Alfred James, Bel Aire
The country is facing a myriad of problems. Could they be fixed? Yeah, I think so. Will they be fixed? I doubt it. Why? It’s because the pain necessary to fix them would be great and the people of the country would rebel and toss all of these elected government officials out of their soft cushy jobs.
At the root of the problem is money. To be viable you can’t spend more than you take in. A balanced budget amendment needs to be passed saying you can’t spend what you don’t have.
Then the tax code needs to be thrown out and replaced with a flat tax, not a fair tax or any of that other mumbo jumbo, just a flat tax that affects everyone. With no exemptions for anything, no income level, age, or any circumstance, then everyone has skin in the game and shares in the pain of supporting the cost or burden of government.
With such a system in place, then the job of those in power would be to divvy up what they take in. After skimming off 10 percent earmarked for paying off the debt they’ve incurred, let them fight it out over who’s going to get how much and for what project. You know, like what the rest of us do after every payday when we sit down with checkbook in hand to pay bills.
Jerry W. Davidson, Valley Center
The U.S. private sector is controlled by the “market,” with companies owned by individuals or stockholders and employees hired, paid and supervised by the owners. Even companies with union contracts agree to terms of pay and benefits to be provided by the employer. The private sector abandoned employee pension plans decades ago due to the cost.
The government sector is another world from the private. The “owners” are actually the elected officials who are dependent on the employees, and their unions, to get things done. The symbiotic relationship works for them, because both parties have a personal interest in their monetary rewards.
Consider the underfunded Wichita city retirement plan along with the Kansas and federal overspending and debt. The Obama administration left taxpayers with more debt than all other presidents combined, but he is receiving his “retirement” pay just as all other presidents and other government employees. From a state perspective, judges, teachers and other state employees are asking for more tax dollars with little regard for the financial disaster they are perpetuating.

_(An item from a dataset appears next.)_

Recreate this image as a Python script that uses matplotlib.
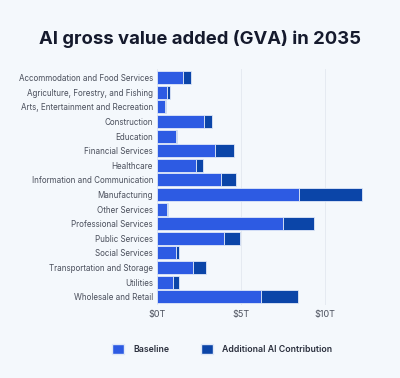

The invisible hand of the market may have worked for Adam Smith, but it is a big government failure.
Robert Wine, Wichita
It is time for all of you to stop blaming Bill Clinton and Barack Obama for things they did. Your man is in office, and he needs to suck it up and move ahead. He looks weak and small when he blames Clinton and Obama for his problems. He said Obama wire tapped him, which was a lie, which he does a lot. In fact he is the biggest liar of all the presidents we have had. I wonder why the people who support him cannot see it. I think they see it but choose to ignore it. When he said Obama was not born here; he knew that was a lie. So Donald Trump keep on lying, and soon your lies will catch up with you.